Jean-Paul Sartre (1905-1956): "Hell Is Other People"
In Part III of Being and Nothingness entitled “The Look,” Sartre denies a basic assumption of Hegel’s - that I can apprehend and absorb how the other sees me as an object. As he writes:
“I am incapable of apprehending for myself the self which I am for the other, just as I am incapable of apprehending on the basis of the other-as-object which appears to me, what the Other is for himself” (Being and Nothingness 327).
The self here cannot fully comprehend the Other, and the mirror that the other provides is not transparent. The Other is not a passive or inert mirror, but blurs and distorts our own self-understanding. The other modifies my own sense of self, against me and inspite of me, denies me control of my own self-understanding.
The Other undercuts the subject’s freedom and self-determination. To recognize the other as such is to see oneself through an alien and alienating mirror that we want to counter and negate. Thus, the essence of the subject’s relation to the Other is conflict, and any encounter with alterity is, by necessity, alienating. As he puts it in his play No Exit, "Hell is other people."
Emmanuel Levinas (1906-1995): The Face to Face Encounter With The Other
Levinas’ thinking on intersubjectivity and the Other begins from the rejection of previous models that don’t seem to allow for an authentic encounter with true alterity, the otherness of the Other. For him, the Other is not there to be known (and the Other resists our attempts to comprehend), a rejection of the epistemological framework of his predecessors.
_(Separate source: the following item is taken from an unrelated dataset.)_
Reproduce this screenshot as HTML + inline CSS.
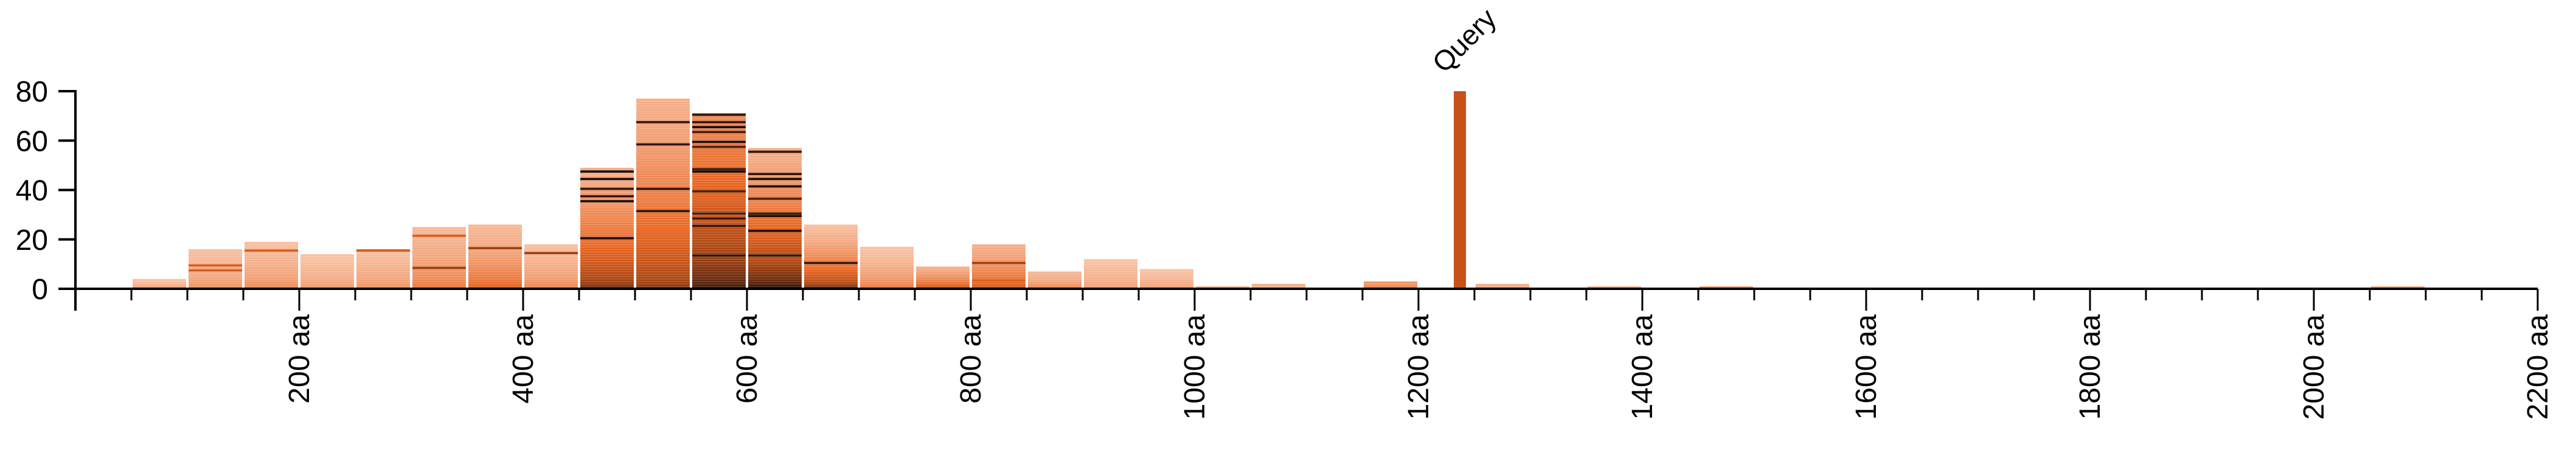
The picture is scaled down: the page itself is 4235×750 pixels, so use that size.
<!DOCTYPE html>
<html><head><meta charset="utf-8">
<style>
html,body{margin:0;padding:0;background:#fff;}
svg{display:block;}
text{font-family:"Liberation Sans",Arial,sans-serif;fill:#000;}
</style></head>
<body>
<svg id="chart" width="4235" height="750" viewBox="0 0 4235 750" xmlns="http://www.w3.org/2000/svg">
<g id="bars"></g>
<g id="query"></g>
<g id="xaxis"></g>
<g id="yaxis"></g>
</svg>
<script>
const binStarts = [50,100,150,200,250,300,350,400,450,500,550,600,650,700,750,800,850,900,950,1000,1050,1150,1250,1350,1450,2050];
const binCounts = [4,16,19,14,16,25,26,18,49,77,71,57,26,17,9,18,7,12,8,1,2,3,2,1,1,1];
const binBottomTone = [.3,.35,.38,.32,.35,.45,.55,.4,.82,.78,.92,.96,.82,.45,.62,.6,.4,.3,.3,.2,.2,.4,.25,.2,.3,.25];
const binTopTone = [.1,.12,.12,.1,.12,.15,.15,.12,.2,.2,.35,.2,.12,.1,.2,.2,.15,.1,.1,.2,.2,.3,.2,.2,.25,.22];
const binDarkStripes = [[],[7,9],[15],[],[15],[8,21],[16],[14],[47,44,40,37,35,20],[67,58,40,31],[70,67,65,63,59,57,48,47,39,30,28,25,13],[55,46,44,41,36,30,29,23,13],[10],[],[],[10,3],[],[],[],[],[],[],[],[],[],[]];
const queryLength = 1237;
const queryCount = 80;
const xTicks = [0,200,400,600,800,1000,1200,1400,1600,1800,2000,2200];
const yTicks = [0,20,40,60,80];

const NS = "http://www.w3.org/2000/svg";
const X0 = 124, XS = 1.84, Y0 = 475, YS = 325/80;
const xs = v => X0 + v*XS;
const ys = v => Y0 - v*YS;
const stops = [[0,[251,215,192]],[0.25,[243,165,124]],[0.5,[232,100,31]],[0.7,[168,66,15]],[0.85,[90,34,8]],[1,[20,8,2]]];
function tone(t){
  t=Math.max(0,Math.min(1,t));
  for(let i=1;i<stops.length;i++){
    if(t<=stops[i][0]){
      const a=stops[i-1],b=stops[i],f=(t-a[0])/(b[0]-a[0]);
      const c=a[1].map((v,k)=>Math.round(v+(b[1][k]-v)*f));
      return `rgb(${c[0]},${c[1]},${c[2]})`;
    }
  }
  return "rgb(20,8,2)";
}
function mk(tag, attrs, parent){
  const e=document.createElementNS(NS,tag);
  for(const k in attrs) e.setAttribute(k,attrs[k]);
  parent.appendChild(e); return e;
}
const gb=document.getElementById('bars');
binStarts.forEach((s,i)=>{
  const n=binCounts[i];
  const g=mk('g',{},gb);
  
  
  const x1=xs(s)+2, x2=xs(s+50)-2;
  const dark=binDarkStripes[i]||[];
  for(let u=0;u<n;u++){
    const f=n>1?Math.pow(u/(n-1),0.6):0;
    let t=binBottomTone[i]+(binTopTone[i]-binBottomTone[i])*f;
    if(dark.indexOf(u)>=0) t = binBottomTone[i]<0.7 ? (u%2?0.55:0.72) : 0.88+0.1*((u%3)/2);
    const r=mk('rect',{x:x1,y:ys(u+1),width:x2-x1,height:YS,fill:tone(t)},g);
    
    
    if(u<n-1){
      const l=mk('rect',{x:x1,y:ys(u+1),width:x2-x1,height:0.7,fill:'#fff','fill-opacity':0.3},g);
      
      
    }
  }
});
const gq=document.getElementById('query');
const qb=mk('rect',{x:xs(queryLength)-10,y:ys(queryCount),width:20,height:ys(0)-ys(queryCount),fill:'#c8511a'},gq);


const qt=mk('text',{x:xs(queryLength)-26,y:ys(queryCount)-28,'font-size':46,transform:`rotate(-45 ${xs(queryLength)-26} ${ys(queryCount)-28})`},gq);
qt.textContent='Query';



const gx=document.getElementById('xaxis');
const xl=mk('line',{x1:X0,x2:xs(2200),y1:Y0,y2:Y0,stroke:'#000','stroke-width':4},gx);


for(let v=0;v<=2200;v+=50){
  const major=v%200===0;
  const t=mk('line',{x1:xs(v),x2:xs(v),y1:Y0,y2:Y0+(major?36:19),stroke:'#000','stroke-width':3},gx);
  
  
}
xTicks.forEach(v=>{
  if(v===0) return;
  const x=xs(v)+16, y=Y0+42;
  const t=mk('text',{x:x,y:y,'font-size':48,'text-anchor':'end',transform:`rotate(-90 ${x} ${y})`},gx);
  t.textContent=v+' aa';
  
  
});
const gy=document.getElementById('yaxis');
const yl=mk('line',{x1:X0,x2:X0,y1:ys(80)-2,y2:Y0+36,stroke:'#000','stroke-width':4},gy);


yTicks.forEach(v=>{
  const t=mk('line',{x1:96,x2:X0,y1:ys(v),y2:ys(v),stroke:'#000','stroke-width':4},gy);
  
  
  const l=mk('text',{x:79,y:ys(v)+17,'font-size':48,'text-anchor':'end'},gy);
  l.textContent=v;
  
  
});
</script>
</body></html>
Instead, Levinas names Ethics as emerging from an encounter with the Other. A face to face encounter with an Other, described in phenomenological terms, inaugurates language and thought; and therefore, this encounter is a condition for the possibility for knowledge of any kind. Finally, this encounter calls one out and makes one responsible for the Other, a responsibility that cannot be done away with -- that is, it is irreducible.